Saturday, April 5, 2008

Defense: Evidence in turnpike murder case withheld


BY SUSAN SPENCER-WENDEL

Federal prosecutors are withholding a crucial 911 call that may establish that two men facing possible execution for the murders of the Escobedo family along Florida's Turnpike were 50 miles away at the time of the shooting, a defense lawyer contends.
Attorney Donnie Murrell, who represents Ricardo Sanchez Jr., outlined the call in a motion filed Thursday that asks U.S. District Court Judge Daniel T.K. Hurley to order prosecutors to turn over the recording.

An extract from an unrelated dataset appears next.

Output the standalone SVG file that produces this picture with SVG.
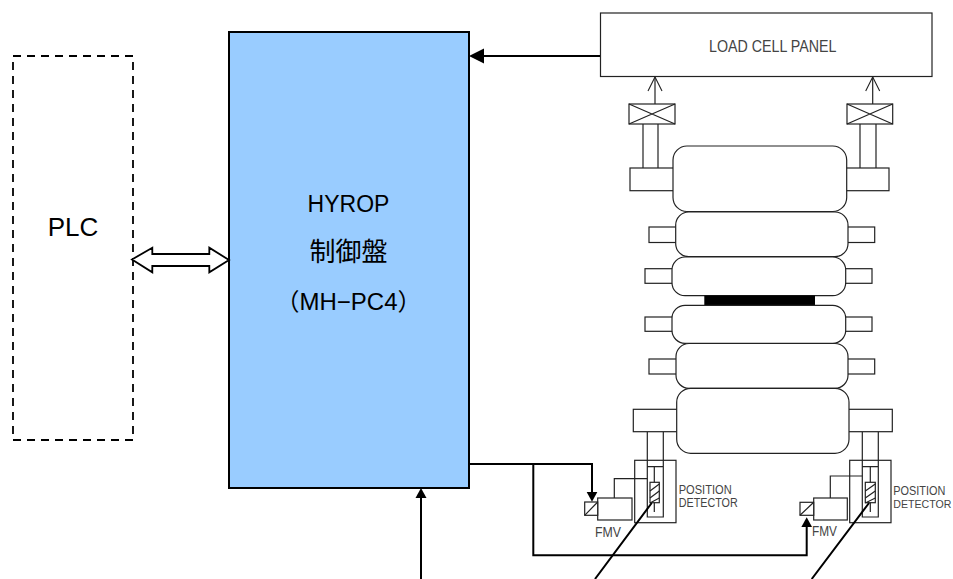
<svg xmlns="http://www.w3.org/2000/svg" width="953" height="579" viewBox="0 0 953 579">
<style>
.ln{fill:none;stroke:#222;stroke-width:1.2}
.bx{fill:#fff;stroke:#222;stroke-width:1.2}
.wire{fill:none;stroke:#000;stroke-width:2}
.big{font-family:"Liberation Sans","Noto Sans CJK JP",sans-serif;fill:#000;text-anchor:middle}
.cad{font-family:"Liberation Sans Narrow","Liberation Sans",sans-serif;fill:#444}
</style>
<defs>
<marker id="head" markerUnits="userSpaceOnUse" markerWidth="16" markerHeight="18" refX="11" refY="9" orient="auto"><path d="M0 1.500L15 9L0 16.500Z" fill="#000"/></marker>
<marker id="small" markerUnits="userSpaceOnUse" markerWidth="12" markerHeight="13" refX="6" refY="6.500" orient="auto"><path d="M0 1L10 6.500L0 12Z" fill="#000"/></marker>
<marker id="open" markerUnits="userSpaceOnUse" markerWidth="16" markerHeight="16" refX="15" refY="8" orient="auto"><path d="M1 1L15 8L1 15" fill="none" stroke="#222" stroke-width="1.100"/></marker>
</defs>
<rect width="953" height="579" fill="#fff"/>
<g id="plc">
<rect x="13" y="56" width="120" height="384" fill="#fff" stroke="#000" stroke-width="1.800" stroke-dasharray="8 6"/>
<text class="big" x="73" y="236" font-size="26">PLC</text>
</g>
<g id="hyrop">
<rect x="229" y="32" width="240" height="456" fill="#99ccff" stroke="#000" stroke-width="2"/>
<text class="big" x="348.500" y="212" font-size="23">HYROP</text>
<text class="big" x="348.500" y="261" font-size="26">制御盤</text>
<text class="big" x="348.500" y="310" font-size="24">（MH−PC4）</text>
</g>
<g id="load-cell-panel">
<rect class="bx" x="600.500" y="13" width="331.500" height="63.500"/>
<text class="cad" x="709" y="51.500" font-size="17" textLength="127.500" lengthAdjust="spacingAndGlyphs">LOAD CELL PANEL</text>
</g>
<g id="rolls">
<rect class="bx" x="630" y="168" width="50" height="22.700"/>
<rect class="bx" x="840" y="168" width="49" height="22.700"/>
<rect class="bx" x="649" y="227" width="32" height="15.500"/>
<rect class="bx" x="843" y="227" width="31.700" height="15.500"/>
<rect class="bx" x="645" y="268.700" width="32" height="14.600"/>
<rect class="bx" x="840" y="268.700" width="32" height="14.600"/>
<rect class="bx" x="645" y="317" width="32" height="14.300"/>
<rect class="bx" x="840" y="317" width="32" height="14.300"/>
<rect class="bx" x="649" y="359" width="32" height="15"/>
<rect class="bx" x="843" y="359" width="31.700" height="15"/>
<rect class="bx" x="633.300" y="409.300" width="50" height="22.400"/>
<rect class="bx" x="843" y="409.300" width="49.300" height="22.400"/>
<rect class="bx" x="673" y="146" width="173.700" height="65.500" rx="14"/>
<rect class="bx" x="675.700" y="212" width="172.300" height="44.700" rx="13"/>
<rect class="bx" x="672" y="257" width="173.700" height="38.700" rx="13"/>
<rect x="704.300" y="295.500" width="110.700" height="10.500" fill="#000"/>
<rect class="bx" x="672" y="305.300" width="173.700" height="38" rx="13"/>
<rect class="bx" x="676" y="343.500" width="172" height="44.800" rx="13"/>
<rect class="bx" x="676.700" y="388.300" width="172.300" height="65" rx="14"/>
</g>
<g id="load-cell-left">
<rect class="bx" x="629" y="104" width="46" height="20"/>
<path class="ln" d="M629 104L675 124M675 104L629 124M643 124V168M658 124V168"/>
</g>
<g id="load-cell-right">
<rect class="bx" x="847" y="104" width="45.700" height="20"/>
<path class="ln" d="M847 104L892.700 124M892.700 104L847 124M860 124V168M876 124V168"/>
</g>
<g id="detector-left">
<rect class="ln" x="634.700" y="460.300" width="41.300" height="62.400"/>
<path class="ln" d="M647.300 432V517H663.300V432M647.300 466.700H663.300M654.300 466.700V512"/>
<rect class="bx" x="650" y="482.300" width="9.300" height="20.400"/>
<path class="ln" d="M650 491L659.300 484M650 498L659.300 491M650 503L659.300 498"/>
<text class="cad" x="678.700" y="494.300" font-size="12" textLength="53" lengthAdjust="spacingAndGlyphs">POSITION</text>
<text class="cad" x="678.700" y="507.300" font-size="12" textLength="59" lengthAdjust="spacingAndGlyphs">DETECTOR</text>
</g>
<g id="fmv-left">
<rect class="bx" x="597.700" y="498" width="34.300" height="22"/>
<rect class="bx" x="584.700" y="502" width="13" height="13.300"/>
<path class="ln" d="M584.700 515.300L597.700 502M614.300 498V478.700H647.300"/>
<text class="cad" x="595" y="536.700" font-size="15" textLength="26" lengthAdjust="spacingAndGlyphs">FMV</text>
</g>
<g id="detector-right">
<rect class="ln" x="849.700" y="460.300" width="41.300" height="62.400"/>
<path class="ln" d="M862.300 432V517H878.300V432M862.300 466.700H878.300M870.300 466.700V512"/>
<rect class="bx" x="865.300" y="482.300" width="10" height="20.400"/>
<path class="ln" d="M865.300 491L875.300 484M865.300 498L875.300 491M865.300 503L875.300 498"/>
<text class="cad" x="893.300" y="495" font-size="12" textLength="52" lengthAdjust="spacingAndGlyphs">POSITION</text>
<text class="cad" x="893.300" y="508" font-size="11" textLength="58" lengthAdjust="spacingAndGlyphs">DETECTOR</text>
</g>
<g id="fmv-right">
<rect class="bx" x="813.700" y="498" width="33.600" height="22"/>
<rect class="bx" x="800" y="502.300" width="13.700" height="13"/>
<path class="ln" d="M800 515.300L813.700 502.300M830.300 498V476H862.300"/>
<text class="cad" x="812" y="536" font-size="15" textLength="25" lengthAdjust="spacingAndGlyphs">FMV</text>
</g>
<g id="connectors">
<path class="wire" d="M600 56H473" marker-end="url(#head)"/>
<path class="wire" d="M469 464H592V497.700" marker-end="url(#small)"/>
<path class="wire" d="M533.300 464V555.300H806.700V521.300" marker-end="url(#small)"/>
<path class="wire" d="M421 579V492" marker-end="url(#small)"/>
<path class="wire" d="M651.700 503L595 579M869 503L811.700 579"/>
<path class="ln" d="M655 104V77" marker-end="url(#open)"/>
<path class="ln" d="M872.700 104V77" marker-end="url(#open)"/>
<path d="M132 259.500L152.300 247.700V254H209.300V247.700L229 260L209.300 272.300V266H152.300V272.300Z" fill="#fff" stroke="#000" stroke-width="1.800"/>
</g>
</svg>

''It is hard to imagine a more clear example of exculpatory evidence,'' Murrell wrote. ``According to four government fingerprint examiners, Ricardo Sanchez handed in a toll ticket at 3:02 a.m. According to the FHP [Florida Highway Patrol] 911 tape, the murder happened nine minutes later, 50 miles north.''

Another man facing the death penalty, Daniel Troya, exited the turnpike along with Sanchez, prosecutors have said. The purported 911 call also could sow doubt about the location of Troya at the time of the shooting.

Assistant U.S. Attorney Stephen Carlton, a lead prosecutor in the case, did not return phone calls seeking comment.

Troya and Sanchez have been cast by prosecutors as the gunmen in the October 2006 slayings of Jose Luis Escobedo, 28; his wife, Yessica; and their 3- and 4-year-old sons, Luis Julian and Luis Damian.

INVESTIGATION

The family was found sprayed with more than 20 close-range bullets off the shoulder of the turnpike in Port St. Lucie, igniting a sweeping investigation that tracked back to one of the largest cocaine rings along the East Coast, investigators have said. Enter private investigator Pat McKenna of West Palm Beach, veteran of the successful defense teams for both O.J. Simpson and William Kennedy Smith.

McKenna discovered the 911 call and listened to it. He wrote in a court affidavit that the call recorded the actual shooting -- the voices and the shots. He has been appointed by the court to assist in Sanchez's defense.

911 RECORDING

McKenna wrote in the affidavit that a captain with the FHP, Ibrahim Egeli, played the 911 recording for him and told him that Drug Enforcement Administration agents and St. Lucie County sheriff's investigators were aware of it.

''Egeli also expressed concern at the pressure being placed by outside investigators on FHP regarding the time of the call,'' McKenna wrote. The captain, though, did not provide a copy, according to the affidavit. Neither will federal prosecutors, according to Murrell.

Murrell wrote that the 911 tape has never been mentioned despite repeated requests to prosecutors for evidence. He assumes it was never considered by the U.S. attorney general who authorized seeking the death penalty against the men.